2°) Les allègements de cotisations sociales sur les bas salaires
jouent par deux canaux. Si la mesure n'est pas financée
ex ante
par une hausse des autres charges portant sur les entreprises, jouent les
canaux macroéconomiques habituels : baisse des coûts des
entreprises, donc baisse des prix, donc hausse de la demande par gain de
compétitivité, hausse des investissements (du fait de
l'amélioration des profits des entreprises), hausse de la consommation
(grâce à la baisse des prix). Selon les modèles
macroéconomiques
français, une réduction induisant
une baisse de 1 % du coût salarial des entreprises du secteur
marchand (soit un coût
ex ante
de 30 milliards de francs)
aboutirait à une hausse de l'emploi de l'ordre de 70 000 à 80 000
au bout de 5 ans. Par ailleurs, même si la mesure est financée
ex ante
, jouent les effets de substitution, les entreprises sont
incitées à utiliser plus de travailleurs non qualifiés,
dont le coût relatif a diminué, en utilisant moins de travailleurs
qualifiés ou de capital. Globalement, la demande se déplace vers
les produits à fort contenu en main-d'oeuvre non qualifiée, au
détriment des produits à fort contenu en capital ou en
main-d'oeuvre qualifiée.
Supposons que les entreprises emploient 30 % de travailleurs non
qualifiés et 70 % de travailleurs qualifiés (dont le
coût du travail est le double). Introduisons un allègement de 10 %
du coût du travail des non qualifiés (soit
ex ante
une
baisse de 1,5 % du coût moyen du travail) financés par une
hausse de 1,8 % du coût du travail des qualifiés. Si
l'élasticité de substitution entre les deux catégories de
travailleurs est de 0,7, l'emploi des travailleurs non qualifiés
progresse de 7 % ; celui des travailleurs qualifiés diminue de
1,2 %. Globalement, l'emploi augmente de 1,3 %. Les coûts de
production des entreprises, donc a priori les prix, ne sont pas
affectés.
* Voir E. Malinvaud (1998), H. Sterdyniak et P.Villa (1998) ou J.-P. Fitoussi (2000).

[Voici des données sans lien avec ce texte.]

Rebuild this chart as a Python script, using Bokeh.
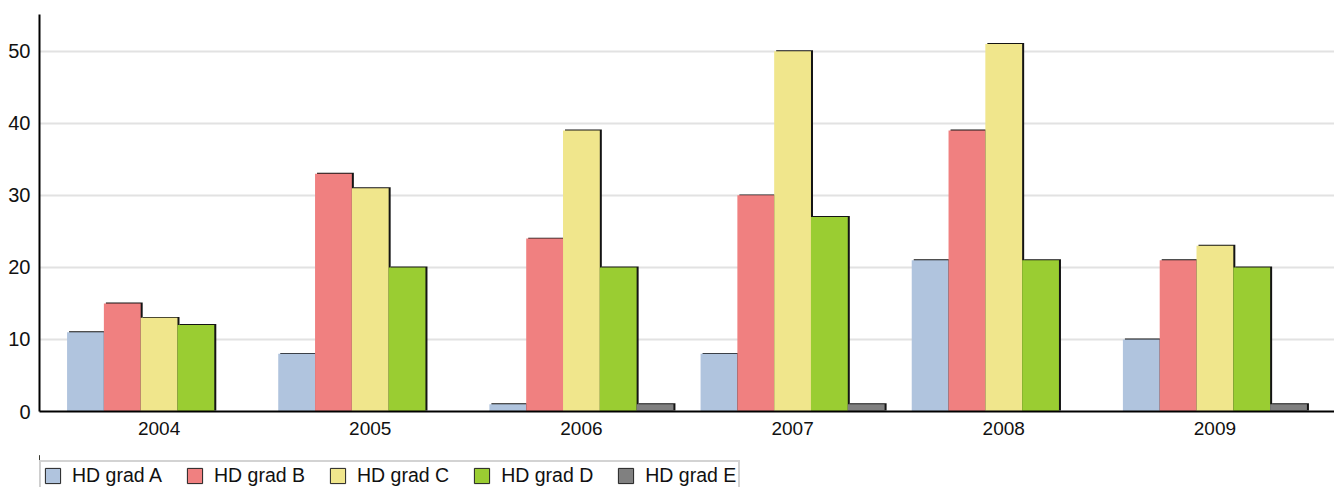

a) Des allégements de charges permettent de réduire le chômage classique
Les
controverses suscitées par l'étude ici examinée ne doivent
pas éloigner de l'essentiel. Dès lors que, pour des
salariés donnés, leur coût du travail apparaît
supérieur à leur productivité, une réduction de ce
coût est favorable à l'emploi.
Dans les pays à prix du travail administré comme la France,
où le SMIC s'impose comme un plancher de rémunération
comparativement élevé, une solution alternative à une
baisse du SMIC consiste à réduire les charges sociales qui lui
sont attachées.
La totalité des exercices d'évaluation concluent à
l'efficacité de telles mesures et ils ne diffèrent que sur le
nombre d'emplois qu'elles créent.
Les créations d'emplois engendrées par les allégements de
charges sociales seraient le produit de deux enchaînements
complémentaires :
des effets de substitutions
,
entre salariés
avec une
déformation de la structure de la main-d'oeuvre au profit des
populations bénéficiaires des allégements, ainsi
qu'
entre facteurs de production
, la baisse du coût relatif du
travail par rapport au capital engendrant
per se
un enrichissement de la
croissance en emplois ;
des
effets de volume
, la baisse des prix entraînant une
augmentation de la demande, du volume de la production et donc de l'emploi.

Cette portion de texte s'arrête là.